As we hear those names, I hope we’ll hear our own.  I hope we’ll hear it the way Desmond Tutu can’t stop saying “all”.  Those names aren’t mentioned to say that that’s where the sending stopped.  They’re given to us to show us just how important individual ministries are, too.  How individuals’ callings are the stuff of “all”.  They are the building blocks of the compassion that Jesus had for all and modeled for us.

It could be true that “All means all”.  But it will only really be true if we insist on all meaning every last one.  It will only really be true if we use every “all” that we encounter not as shorthand for the ones we see, or the ones that come to mind, or the ones we prefer – not as “broad strokes”, but as a tiny brush highlighting every detail that makes up the big picture.

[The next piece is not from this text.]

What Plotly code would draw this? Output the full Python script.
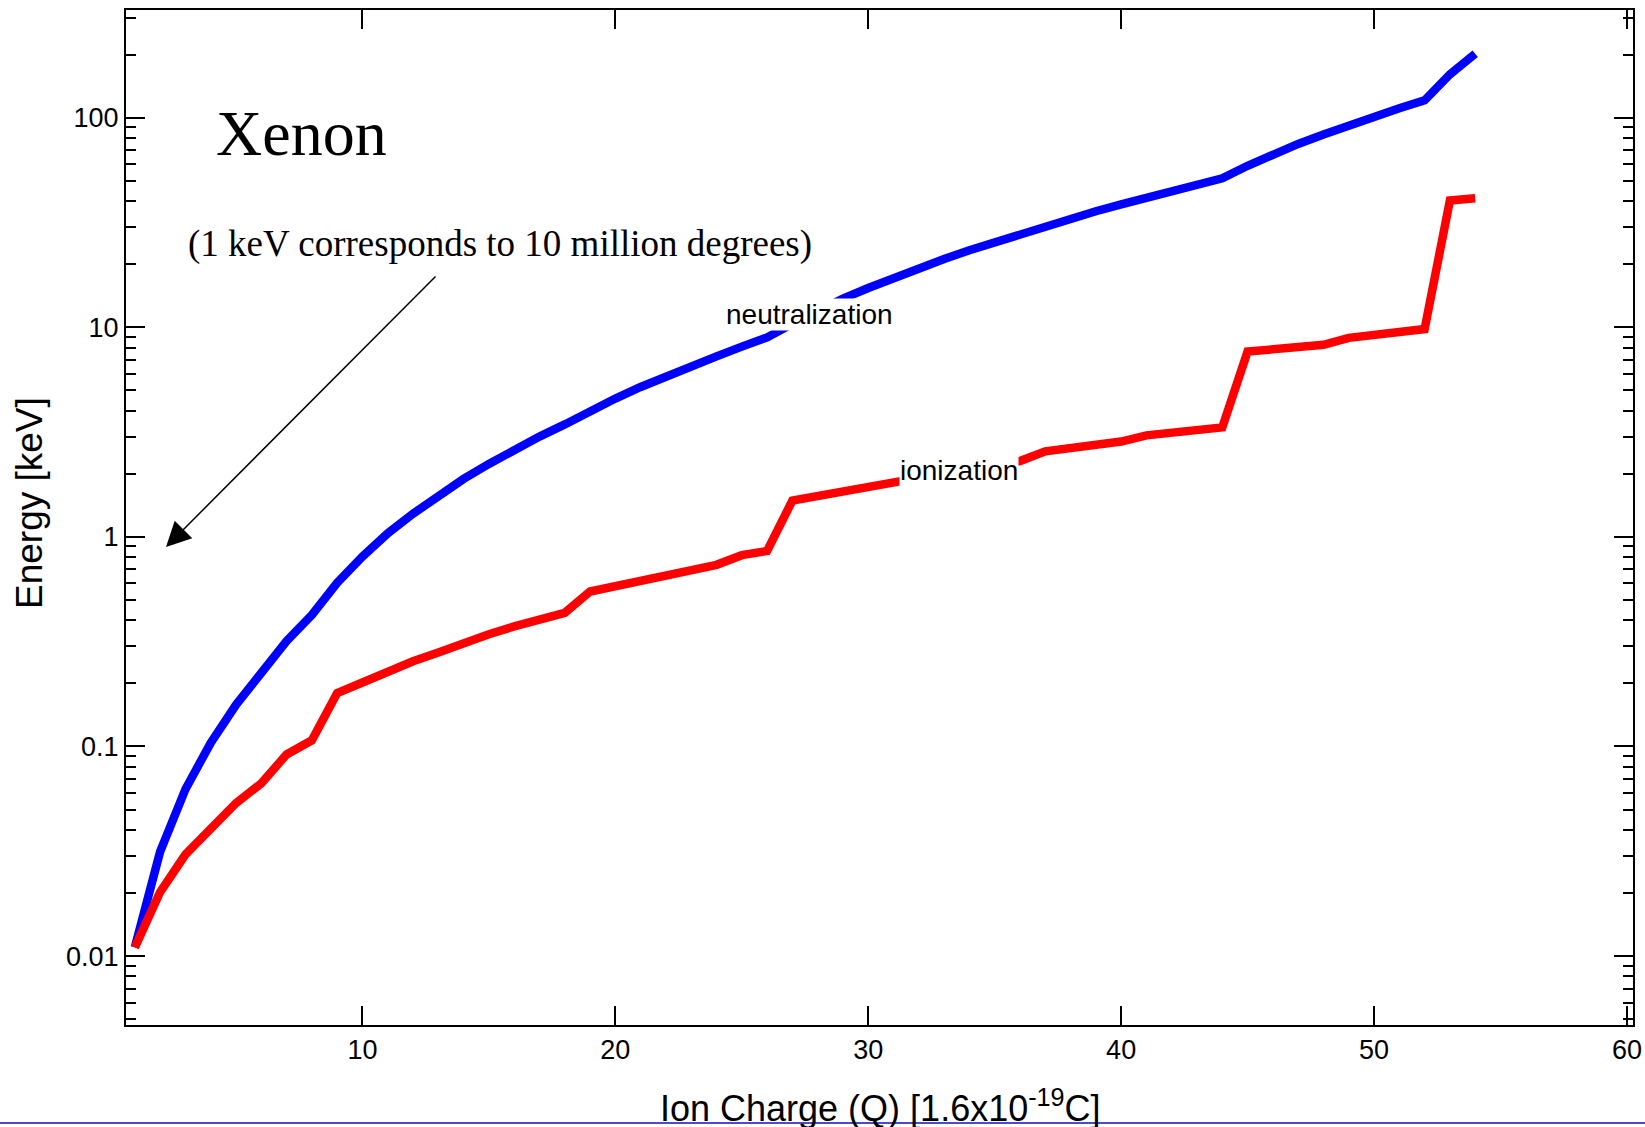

We can’t say “All lives matter” until we really understand what “all” means.  We can’t say it to avoid talking about what’s uncomfortable.  We can’t say it to avoid offending anyone.  It will only be true when we mean every last one.  Until then, we have to name the forgotten ones; the vulnerable ones; the least and the lost whom Jesus commanded that we seek out and love and have compassion for.  Every last one.

Tutu’s speech ends: “God says ‘help me’… so that my children will get to know: we belong in one family.  God’s family.  The human family.  And no one – no one – is outside this embrace.”  Not one.

May we be the help that God needs.  May we be the embrace that God offers.  Amen.